FYI- There are better products than Emerald Urethane for cabinets. Milesi from Italy makes a 1K or especially the 2K tinted poly’s, which dry exceptionally hard (more so than either Emerald Urethane or Advance) and also look very beautiful too. Renner also makes great cabinet products. Fine Paints of Europe has a brilliant Lacquer (Hollandlac) for customers wanting to make a statement. And for the primer, I don’t recommend BM or SW’s primer, there’s a better one.

We shouldn’t be 100% brand loyalists, our #1 main goal should be loyalty to our clients and providing them the absolute best service, best product, and most up to date knowledge.

BM Advance was the go to product maybe 5-10 years ago… but not since the next-gen tinted poly’s or SW Emerald Urethane came out! Notice how nobody defending BM Advance has any pictures of it. It simply doesn’t look as good and it doesn’t clean as good.

here’s a great video of testing comparing the two:


----------



## Holland (Feb 18, 2011)

Charles Graves Painting said:


> Pictures are worth 1000 words. Here are some photos of Emerald Urethane used on cabinets, and interior and exterior trim. (When doing exterior trim, I recommend the M-1 moldicide additive be added to all paints to prevent mold/mildew spots.)
> 
> We’ve done over 3000 jobs both large and small over the past 8 years in business, and I’ve personally seen the finished results. I’ve also done lab tests where I scuff tested, chemical/mar tested, and saw how various paints compared. I’ve also checked up on old projects to see how the paint has held up.
> 
> ...


I use Emerald frequently, and appreciate that it is interior/exterior rated (for the occasional front door). It has a subtle sheen when sprayed that I like, and clients seem to like the sheen as well (although it is definitely lower on the sheen scale than many trim paints).

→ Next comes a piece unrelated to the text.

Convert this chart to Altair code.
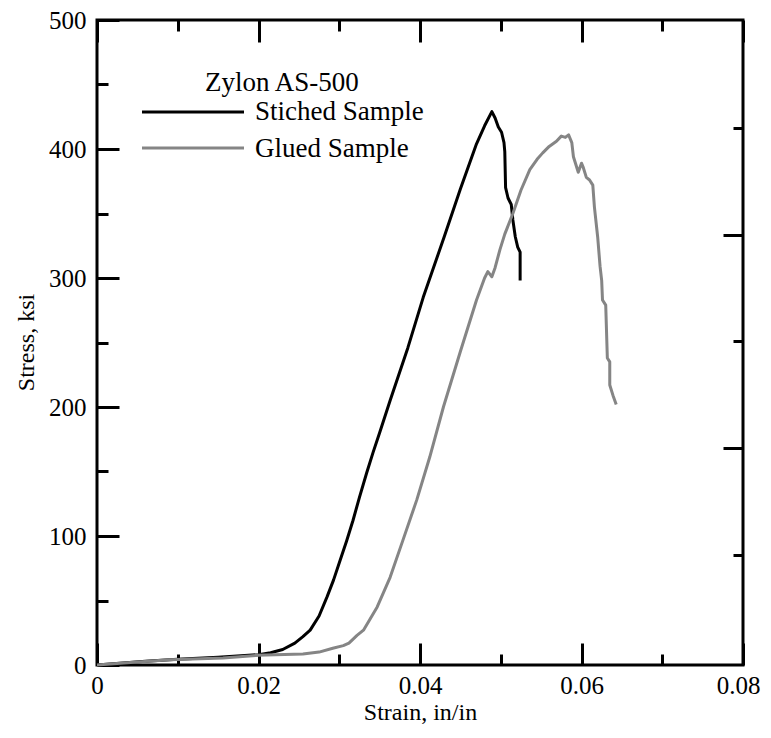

I also appreciate that it sprays, brushes, and rolls with predictable results, but to be fair, some trim paints perform better in this regard.

The primary complaints about Emerald Urethane are directed almost exclusively at how it feels to the touch. It "feels" like wall paint, not like a cabinet enamel you want to run your fingers on.

Did you paint all the exterior trim with Emerald Urethane?
What did you prime with?
Cedar or Pine trim?
Did you stain Cedar Shingles with Solid Stain?
What region/climate do you reside in?

- 375 homes a year? Very impressive.


----------



## cocomonkeynuts (Apr 14, 2017)

Holland said:


> I use Emerald frequently, and appreciate that it is interior/exterior rated (for the occasional front door).
> It has a subtle sheen when sprayed that I like, and clients seem to like the sheen as well (although it is definitely lower on the sheen scale than many trim paints).
> 
> I also appreciate that it sprays, brushes, and rolls with predictable results, but to be fair, some trim paints perform better in this regard.
> ...


I've walked several jobs where emerald urethane was used on the trim and I'm always embarrassed when I ask what trim paint their going to use and find out its not just a primer. Supposedly the new version is better.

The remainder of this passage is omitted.